By DC-coupling the 45s and 717A drivers, noise levels for the revised amp are given as 0.3mV to 0.7mV. Tonal qualities of the A-08S are now felt to be superior even to the very best 300B amps. Further "S" changes include a switch from the 5U4G to the 80 rectifier which was developed in tandem with the original 45s way back when. To the designer, this presents a logical marriage of vintage origins. A high-capacity ultra-low impedance Schottky diode on the rectifier of the heater circuits was chosen after listening to numerous other diodes. This choice purportedly prevents insertion losses and improves sonics. An expensive cut-core high-B type transformer with Teflon-insulated paper regulates the power supply and output transformers as well as the filter inductors. To reduce costs -- this type of transformer is traditionally used only on statement products -- all transformers (resin-impregnated the whole lot of them) remain naked underneath the single longitudinal common cover rather than sport individual polished bells. For the slightly beefier new output transformers, a new 100 micron-thick core treatment and improved winding method are said to improve frequency extension over the earlier A-08 version.

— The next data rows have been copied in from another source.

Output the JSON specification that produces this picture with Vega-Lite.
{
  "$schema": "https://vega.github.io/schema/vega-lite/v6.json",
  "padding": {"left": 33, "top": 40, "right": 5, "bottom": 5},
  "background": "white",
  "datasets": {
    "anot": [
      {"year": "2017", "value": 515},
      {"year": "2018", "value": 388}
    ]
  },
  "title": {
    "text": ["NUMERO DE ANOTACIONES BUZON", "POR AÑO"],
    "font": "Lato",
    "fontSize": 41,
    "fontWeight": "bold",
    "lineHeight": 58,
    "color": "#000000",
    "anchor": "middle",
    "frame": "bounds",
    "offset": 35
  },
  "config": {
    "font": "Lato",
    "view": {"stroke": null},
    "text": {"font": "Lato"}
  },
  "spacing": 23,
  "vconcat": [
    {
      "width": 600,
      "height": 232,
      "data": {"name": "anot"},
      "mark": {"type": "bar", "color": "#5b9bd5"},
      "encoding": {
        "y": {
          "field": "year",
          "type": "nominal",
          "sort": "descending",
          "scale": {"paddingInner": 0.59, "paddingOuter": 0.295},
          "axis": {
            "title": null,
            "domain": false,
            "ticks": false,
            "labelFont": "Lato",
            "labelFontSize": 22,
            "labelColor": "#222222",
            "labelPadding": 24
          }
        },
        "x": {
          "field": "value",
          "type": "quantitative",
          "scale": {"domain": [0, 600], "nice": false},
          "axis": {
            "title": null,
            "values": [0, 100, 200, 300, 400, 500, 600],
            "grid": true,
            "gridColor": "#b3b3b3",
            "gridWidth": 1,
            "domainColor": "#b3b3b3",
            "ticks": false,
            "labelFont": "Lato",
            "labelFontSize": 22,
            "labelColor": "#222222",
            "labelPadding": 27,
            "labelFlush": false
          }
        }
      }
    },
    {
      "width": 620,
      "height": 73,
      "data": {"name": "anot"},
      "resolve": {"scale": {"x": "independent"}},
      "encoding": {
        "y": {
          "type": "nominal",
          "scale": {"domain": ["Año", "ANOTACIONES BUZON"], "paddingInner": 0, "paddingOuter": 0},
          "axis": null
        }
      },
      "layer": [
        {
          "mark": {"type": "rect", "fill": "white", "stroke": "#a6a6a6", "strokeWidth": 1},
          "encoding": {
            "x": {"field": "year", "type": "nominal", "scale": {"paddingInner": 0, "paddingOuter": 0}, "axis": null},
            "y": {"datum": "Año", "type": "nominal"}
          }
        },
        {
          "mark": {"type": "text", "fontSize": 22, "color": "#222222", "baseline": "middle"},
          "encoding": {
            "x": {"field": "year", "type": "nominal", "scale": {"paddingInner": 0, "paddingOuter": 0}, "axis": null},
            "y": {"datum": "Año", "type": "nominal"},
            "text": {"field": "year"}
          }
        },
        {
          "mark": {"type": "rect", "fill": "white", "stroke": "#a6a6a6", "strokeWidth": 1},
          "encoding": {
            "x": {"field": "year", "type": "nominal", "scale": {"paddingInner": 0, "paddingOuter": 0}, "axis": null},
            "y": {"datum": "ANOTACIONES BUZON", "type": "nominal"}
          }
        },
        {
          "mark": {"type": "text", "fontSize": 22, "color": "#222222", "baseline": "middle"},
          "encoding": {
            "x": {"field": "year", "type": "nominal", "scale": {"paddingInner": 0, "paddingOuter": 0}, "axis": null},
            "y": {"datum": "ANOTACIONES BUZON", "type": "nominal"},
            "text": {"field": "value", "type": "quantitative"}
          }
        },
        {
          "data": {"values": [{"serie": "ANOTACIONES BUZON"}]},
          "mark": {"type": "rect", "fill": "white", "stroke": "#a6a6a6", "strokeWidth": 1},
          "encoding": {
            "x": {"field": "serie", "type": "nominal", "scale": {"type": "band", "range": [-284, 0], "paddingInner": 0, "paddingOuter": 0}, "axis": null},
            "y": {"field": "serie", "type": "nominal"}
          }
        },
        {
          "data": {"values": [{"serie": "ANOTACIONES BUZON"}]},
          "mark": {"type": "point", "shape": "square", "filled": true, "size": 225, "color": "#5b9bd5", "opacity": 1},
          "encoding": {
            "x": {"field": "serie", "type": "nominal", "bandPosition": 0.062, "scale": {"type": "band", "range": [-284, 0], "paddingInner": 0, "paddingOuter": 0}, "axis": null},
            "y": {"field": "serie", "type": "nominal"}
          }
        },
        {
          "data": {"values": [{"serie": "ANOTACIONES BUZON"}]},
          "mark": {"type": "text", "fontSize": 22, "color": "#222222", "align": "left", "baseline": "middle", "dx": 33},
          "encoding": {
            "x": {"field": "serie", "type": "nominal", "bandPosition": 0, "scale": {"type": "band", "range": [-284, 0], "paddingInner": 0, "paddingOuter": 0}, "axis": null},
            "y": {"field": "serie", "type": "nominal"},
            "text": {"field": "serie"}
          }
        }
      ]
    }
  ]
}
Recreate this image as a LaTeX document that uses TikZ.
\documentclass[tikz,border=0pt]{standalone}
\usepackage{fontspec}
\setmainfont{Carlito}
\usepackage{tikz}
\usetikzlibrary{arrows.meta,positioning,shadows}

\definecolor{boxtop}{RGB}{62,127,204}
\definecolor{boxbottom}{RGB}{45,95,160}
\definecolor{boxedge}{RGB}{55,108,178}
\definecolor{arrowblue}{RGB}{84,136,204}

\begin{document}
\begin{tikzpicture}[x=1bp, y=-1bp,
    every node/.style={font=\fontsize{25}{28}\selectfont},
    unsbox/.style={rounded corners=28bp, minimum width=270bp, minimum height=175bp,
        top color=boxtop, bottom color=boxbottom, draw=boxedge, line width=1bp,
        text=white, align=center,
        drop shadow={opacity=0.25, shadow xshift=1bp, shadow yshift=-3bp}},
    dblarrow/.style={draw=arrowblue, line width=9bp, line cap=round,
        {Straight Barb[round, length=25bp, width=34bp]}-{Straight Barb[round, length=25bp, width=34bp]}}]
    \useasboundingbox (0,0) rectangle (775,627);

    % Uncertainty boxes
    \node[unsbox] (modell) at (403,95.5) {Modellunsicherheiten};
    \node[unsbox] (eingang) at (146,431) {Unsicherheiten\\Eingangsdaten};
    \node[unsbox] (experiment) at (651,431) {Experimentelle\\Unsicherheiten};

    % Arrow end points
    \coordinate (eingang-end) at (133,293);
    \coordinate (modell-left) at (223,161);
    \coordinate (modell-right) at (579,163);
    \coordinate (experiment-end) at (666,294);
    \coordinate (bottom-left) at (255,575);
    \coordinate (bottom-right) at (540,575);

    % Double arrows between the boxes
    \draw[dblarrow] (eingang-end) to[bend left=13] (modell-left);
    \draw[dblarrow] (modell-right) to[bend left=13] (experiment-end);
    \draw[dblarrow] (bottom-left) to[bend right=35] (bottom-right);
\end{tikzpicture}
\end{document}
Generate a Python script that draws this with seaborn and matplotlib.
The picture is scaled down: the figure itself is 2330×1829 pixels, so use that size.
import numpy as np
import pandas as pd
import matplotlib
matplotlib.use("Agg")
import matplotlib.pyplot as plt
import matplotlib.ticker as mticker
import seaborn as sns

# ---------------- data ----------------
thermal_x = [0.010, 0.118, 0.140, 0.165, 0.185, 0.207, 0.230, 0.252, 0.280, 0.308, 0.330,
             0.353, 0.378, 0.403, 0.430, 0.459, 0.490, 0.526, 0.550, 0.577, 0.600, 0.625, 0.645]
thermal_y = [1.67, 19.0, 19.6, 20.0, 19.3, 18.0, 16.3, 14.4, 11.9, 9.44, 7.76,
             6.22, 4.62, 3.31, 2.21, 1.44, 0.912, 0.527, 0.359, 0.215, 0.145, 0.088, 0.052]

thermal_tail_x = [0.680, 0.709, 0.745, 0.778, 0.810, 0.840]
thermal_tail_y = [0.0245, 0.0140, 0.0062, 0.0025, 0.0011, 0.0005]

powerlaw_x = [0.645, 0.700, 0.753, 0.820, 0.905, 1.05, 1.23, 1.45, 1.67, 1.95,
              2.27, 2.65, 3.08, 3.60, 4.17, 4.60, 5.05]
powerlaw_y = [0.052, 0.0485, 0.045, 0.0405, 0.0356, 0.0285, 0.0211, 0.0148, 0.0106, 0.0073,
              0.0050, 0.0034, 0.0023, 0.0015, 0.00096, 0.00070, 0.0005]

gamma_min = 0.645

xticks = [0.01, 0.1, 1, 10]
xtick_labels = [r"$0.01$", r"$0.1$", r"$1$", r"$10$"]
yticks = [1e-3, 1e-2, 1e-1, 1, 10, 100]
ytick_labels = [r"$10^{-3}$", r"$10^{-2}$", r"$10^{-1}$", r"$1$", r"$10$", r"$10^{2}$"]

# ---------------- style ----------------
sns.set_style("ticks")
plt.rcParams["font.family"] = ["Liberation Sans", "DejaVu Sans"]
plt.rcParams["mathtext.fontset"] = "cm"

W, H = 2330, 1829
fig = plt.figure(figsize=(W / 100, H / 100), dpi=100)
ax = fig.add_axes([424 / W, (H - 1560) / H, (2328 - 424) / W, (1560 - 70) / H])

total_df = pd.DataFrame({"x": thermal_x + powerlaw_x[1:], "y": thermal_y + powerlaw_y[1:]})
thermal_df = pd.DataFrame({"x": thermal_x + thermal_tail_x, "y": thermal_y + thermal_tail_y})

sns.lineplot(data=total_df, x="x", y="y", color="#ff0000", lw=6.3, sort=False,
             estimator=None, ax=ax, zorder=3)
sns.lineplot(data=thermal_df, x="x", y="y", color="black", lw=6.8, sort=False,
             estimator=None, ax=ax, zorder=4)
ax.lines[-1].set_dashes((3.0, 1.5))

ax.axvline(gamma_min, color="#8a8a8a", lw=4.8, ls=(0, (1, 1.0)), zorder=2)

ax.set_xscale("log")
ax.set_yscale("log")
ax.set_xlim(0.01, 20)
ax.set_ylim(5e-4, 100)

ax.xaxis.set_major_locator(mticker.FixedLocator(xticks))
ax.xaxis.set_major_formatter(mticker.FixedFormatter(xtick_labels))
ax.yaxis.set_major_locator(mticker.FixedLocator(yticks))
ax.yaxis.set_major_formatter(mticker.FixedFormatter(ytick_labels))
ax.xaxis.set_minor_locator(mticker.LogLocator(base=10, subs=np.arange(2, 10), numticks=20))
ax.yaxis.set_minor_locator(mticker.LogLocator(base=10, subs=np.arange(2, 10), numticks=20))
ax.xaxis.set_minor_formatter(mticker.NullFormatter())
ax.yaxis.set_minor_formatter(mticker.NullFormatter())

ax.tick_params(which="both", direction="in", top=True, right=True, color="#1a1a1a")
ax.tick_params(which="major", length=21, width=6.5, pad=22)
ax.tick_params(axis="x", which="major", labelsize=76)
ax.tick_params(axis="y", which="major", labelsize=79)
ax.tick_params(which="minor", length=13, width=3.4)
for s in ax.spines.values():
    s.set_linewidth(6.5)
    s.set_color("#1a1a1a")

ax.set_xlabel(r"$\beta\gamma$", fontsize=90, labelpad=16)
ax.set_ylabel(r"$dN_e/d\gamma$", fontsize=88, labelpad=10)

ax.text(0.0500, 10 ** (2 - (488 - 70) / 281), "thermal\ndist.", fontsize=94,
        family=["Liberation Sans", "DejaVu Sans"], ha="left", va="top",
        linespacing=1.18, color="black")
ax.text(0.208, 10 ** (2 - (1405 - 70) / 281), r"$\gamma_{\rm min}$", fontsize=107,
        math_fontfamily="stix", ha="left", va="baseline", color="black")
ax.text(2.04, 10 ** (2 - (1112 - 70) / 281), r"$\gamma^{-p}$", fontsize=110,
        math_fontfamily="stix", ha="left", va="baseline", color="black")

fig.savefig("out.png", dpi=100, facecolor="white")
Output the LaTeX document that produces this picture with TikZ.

Dale metal film resistors, polypropylene capacitors and Yamamoto's own Ebony-encased and hermetically impregnated capacitors have all been strategically chosen to optimize the amplifier's big tone. To allow monitoring of output tube condition, Shigeki-San has added an ampere meter that should read 35-45mA for each 45 (a three-pole toggle selects which tube is displayed). The Teflon tube sockets with chromium/copper input terminals and the pure copper speaker terminals are all proprietary and original Yamamoto issue of the very highest quality and as such also sold OEM. African Ebony appears for the legs and is attached directly to the Cherry top panel. A custom power cord with Matsushita plugs is included and each Yamamoto A-08S arrives outfitted with 2 x 717As and 1 x 80 rectifier (45s of choice can be included or provided by the owner). Max power output is 2 watts, frequency response is 18-30,000Hz and input impedance 200Kohm.



While there likely are far more of whom we've never yet heard in the West, the pantheon of Japanese tube designers, in no particular sequence, clearly must include Kondo-San of the original Audio Note; Ueda-San of Luxman; Matsumoto-San of Mactone; Miura-San of Airtight; Yamada-San of Zanden; Ishigami-San of SD Sound; Hyodo-San of Leben; Shindo-San of Shindo; mono maven "like-drives-like" Sakuma-San; Shishido-San of WAVAC; and Yamamoto-San of Yamamoto. As Jonathan Halpern of Tone Imports confided, obtaining the Shindo franchise for the US was a time-consuming process of long-distance negotiations. It was dominated by his eventual Japanese partners' need to feel comfortable with his personal integrity, audiophile sensibilities and long-term commitment to the line, the house philosophy, the product lineup and the signature sonics. American audiophiles must consider themselves likewise fortunate that Shigeki Yamamoto agreed to work with Brian of Venus HiFi. Otherwise, this would remain another esoteric Nipponese line which, like many others still, is simply not exported to the US. After all, a large part of the populace mistakes Japan for the exclusive purveyor of mass-produced consumer audio with zero pretensions at state-of-the-art audiophilia. Not!


Though Yogi Berra asks, "why fight popular perception?" At 2 watts, today's amplifier doesn't fight. At all. Its allure is visible only to a hardcore cadre within a niche within a niche. As such, this amp is about as anti-mainstream as it gets. That's exactly why it deserves coverage. Iridescent are the colors of the rainbow that is audio. Anyone interested in the bigger picture needs to remain informed about its fainter emanations on the far outer reaches. Those emanations -- tubular in this instance -- rely on just the right and rare conditions to shine brightly. How brightly remains for the formal review to report on in a few months. Seeing that Jeff Day's original A-08 review netted one of our Blue Moon awards, it isn't too cheeky to predict good things for the new & improved version. One other item that deserves a priori comments is pricing. Considering the intense custom nature of Yamamoto's manufacturing process; the high level of finish and cosmetics apparent already in the web-published photos above (and what Jeff documented on his own); considering importation, customs and distributor fees... well, I could think of more than one domestic competitor who charges way in excess for equivalent goods. Just as Jeff had already concluded for his review, the partnership between Yamamoto and Venus HiFi is blessed with common sense and a desire to keep their goods within reach. Doesn't that make you wonder whether WAVAC for example really has to be as expensive as it currently is priced for the US?